A really long time ago, I was bullied. I was bullied in my primary school and secondary school. I couldn’t understand what I had done or what I was doing to cause such offence.
It took me a long time to realise that things happen for a reason, or, there is no such thing as coincidence. In the same way a sculptor with a slab of stone uses his implements in shaping the stone into something beautiful, is the same way the Almighty Father is ‘shaping’ us but in his own case, the ‘implements’ are experiences.
I believe I was not meant to go around with those that bullied me, although I wanted to, and was keen to be accepted as I was an outsider. And my ‘friends’ or support that God wanted me to have, had to be provided for, by my parents. They were strong, ambitious and hard working. When the ‘bullies were out discoing I had to remain at home, when I was keen on getting an office job when I left school, they insisted that I should continue with my education. They were relentless and never gave up on making sure that they achieved ‘their’ goals.
Years later, I can appreciate the pressure put upon me from my parents but also I am happy that I was seen as an ‘outsider’ or an ‘odd-ball’ to the bullies.

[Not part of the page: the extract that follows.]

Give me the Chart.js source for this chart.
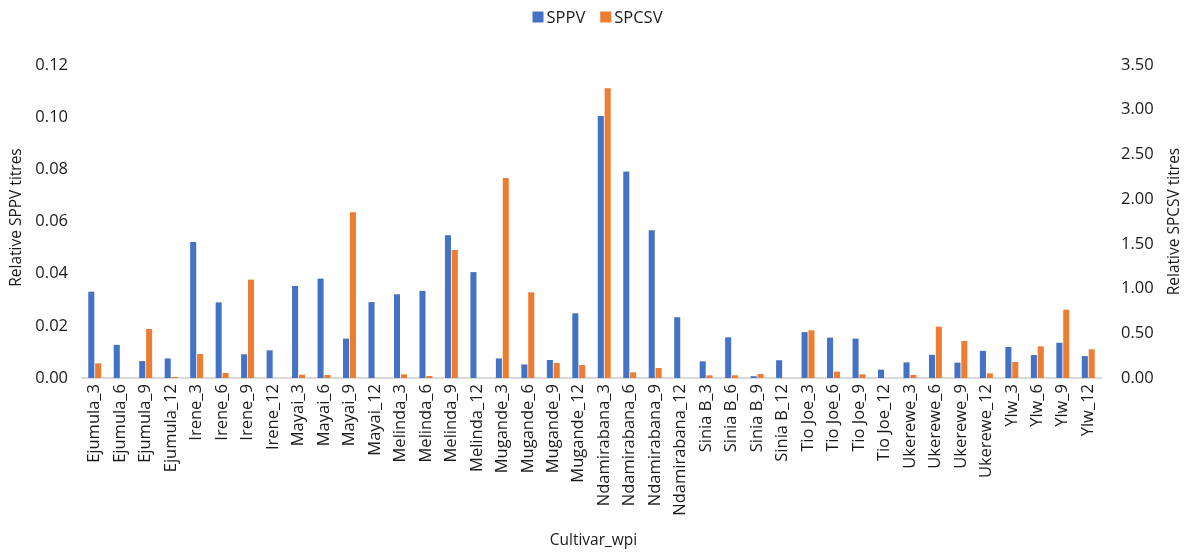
<!DOCTYPE html>
<html>
<head>
<meta charset="utf-8">
<title>SPPV and SPCSV titres by cultivar</title>
<script src="https://cdn.jsdelivr.net/npm/chart.js@4"></script>
<style>
    html, body { margin: 0; padding: 0; background: #fff; }
    #wrap { width: 1189px; height: 553px; }
</style>
</head>
<body>
<div id="wrap"><canvas id="titres"></canvas></div>
<script>
// cultivar x weeks post inoculation
const cultivars = ['Ejumula', 'Irene', 'Mayai', 'Melinda', 'Mugande', 'Ndamirabana', 'Sinia B', 'Tio Joe', 'Ukerewe', 'Ylw'];
const wpi = [3, 6, 9, 12];
const categories = [];
cultivars.forEach(function (c) {
    wpi.forEach(function (w) { categories.push(c + '_' + w); });
});

const sppv = [
    0.0331, 0.0127, 0.0065, 0.0075,
    0.0521, 0.0290, 0.0091, 0.0106,
    0.0353, 0.0381, 0.0151, 0.0291,
    0.0321, 0.0334, 0.0547, 0.0406,
    0.0075, 0.0052, 0.0069, 0.0248,
    0.1004, 0.0792, 0.0566, 0.0233,
    0.0064, 0.0156, 0.0007, 0.0068,
    0.0176, 0.0155, 0.0151, 0.0032,
    0.0060, 0.0089, 0.0059, 0.0104,
    0.0119, 0.0088, 0.0135, 0.0084
];

const spcsv = [
    0.164, 0, 0.548, 0.012,
    0.268, 0.056, 1.100, 0,
    0.037, 0.034, 1.853, 0,
    0.041, 0.022, 1.431, 0,
    2.236, 0.958, 0.168, 0.145,
    3.239, 0.063, 0.112, 0,
    0.030, 0.030, 0.045, 0,
    0.533, 0.071, 0.041, 0,
    0.034, 0.574, 0.414, 0.052,
    0.179, 0.354, 0.764, 0.321
];

const leftTicks = { max: 0.12, step: 0.02 };
const rightTicks = { max: 3.5, step: 0.5 };

const textColor = '#1a1a1a';
const fontFamily = '"Open Sans", "Noto Sans", sans-serif';

// legend row centred above the plot
const legendRow = {
    id: 'legendRow',
    afterDraw(chart) {
        const ctx = chart.ctx;
        ctx.save();
        ctx.font = '16.5px ' + fontFamily;
        ctx.textBaseline = 'middle';
        ctx.textAlign = 'left';
        const box = 11, gap = 3, space = 15, cy = 17;
        const items = chart.data.datasets.map(function (ds) {
            return { text: ds.label, color: ds.backgroundColor, w: ctx.measureText(ds.label).width };
        });
        let total = 0;
        items.forEach(function (it, i) { total += box + gap + it.w + (i ? space : 0); });
        let x = chart.width / 2 - total / 2 + 3;
        items.forEach(function (it) {
            ctx.fillStyle = it.color;
            ctx.fillRect(x, cy - box / 2, box, box);
            ctx.fillStyle = textColor;
            ctx.fillText(it.text, x + box + gap, cy + 1);
            x += box + gap + it.w + space;
        });
        ctx.restore();
    }
};

// axis titles (both y titles read bottom to top)
const axisTitles = {
    id: 'axisTitles',
    afterDraw(chart) {
        const ctx = chart.ctx;
        const area = chart.chartArea;
        const midY = (area.top + area.bottom) / 2 - 4;
        ctx.save();
        ctx.fillStyle = textColor;
        ctx.font = '15.5px ' + fontFamily;
        ctx.textAlign = 'center';
        ctx.textBaseline = 'middle';

        ctx.fillText('Cultivar_wpi', (area.left + area.right) / 2 + 2, 541);

        ctx.save();
        ctx.translate(17, midY);
        ctx.rotate(-Math.PI / 2);
        ctx.fillText('Relative SPPV titres', 0, 0);
        ctx.restore();

        ctx.save();
        ctx.translate(1175, midY + 4);
        ctx.rotate(-Math.PI / 2);
        ctx.fillText('Relative SPCSV titres', 0, 0);
        ctx.restore();

        ctx.restore();
    }
};

new Chart(document.getElementById('titres').getContext('2d'), {
    type: 'bar',
    data: {
        labels: categories,
        datasets: [{
            label: 'SPPV',
            data: sppv,
            backgroundColor: '#4472C4',
            yAxisID: 'y'
        }, {
            label: 'SPCSV',
            data: spcsv,
            backgroundColor: '#ED7D31',
            yAxisID: 'y1'
        }]
    },
    options: {
        responsive: true,
        maintainAspectRatio: false,
        animation: false,
        layout: { padding: { top: 65, left: 0, right: 0, bottom: 0 } },
        datasets: {
            bar: { categoryPercentage: 0.54, barPercentage: 0.88 }
        },
        plugins: {
            legend: { display: false },
            tooltip: { enabled: false }
        },
        scales: {
            x: {
                grid: { display: false, drawTicks: false },
                border: { display: true, color: '#d9d9d9', width: 2 },
                ticks: {
                    autoSkip: false,
                    maxRotation: 90,
                    minRotation: 90,
                    padding: 6,
                    color: textColor,
                    font: { family: fontFamily, size: 16.5 }
                },
                afterFit(scale) { scale.height = 175; }
            },
            y: {
                position: 'left',
                min: 0,
                max: leftTicks.max,
                grid: { display: false, drawTicks: false },
                border: { display: false },
                ticks: {
                    stepSize: leftTicks.step,
                    padding: 14,
                    color: textColor,
                    font: { family: fontFamily, size: 16.5 },
                    callback: function (v) { return v.toFixed(2); }
                },
                afterFit(scale) { scale.width = 82; }
            },
            y1: {
                position: 'right',
                min: 0,
                max: rightTicks.max,
                grid: { display: false, drawTicks: false },
                border: { display: false },
                ticks: {
                    stepSize: rightTicks.step,
                    padding: 20,
                    color: textColor,
                    font: { family: fontFamily, size: 16.5 },
                    callback: function (v) { return v.toFixed(2); }
                },
                afterFit(scale) { scale.width = 88; }
            }
        }
    },
    plugins: [legendRow, axisTitles]
});
</script>
</body>
</html>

I realise it was important and relevant. Perceived as being ‘different’ or odd, in a strange way, protected and shielded me. It made me not to be a part of them or to include me.
I pray that for those who are experiencing this, do not have to wait thirty odd years to learn that the Almighty Father knows why this is happening and that however bad it is, He is still in control. In the meantime, if you are experiencing this, please pray, tell your parents/guardians and make use of services that are available.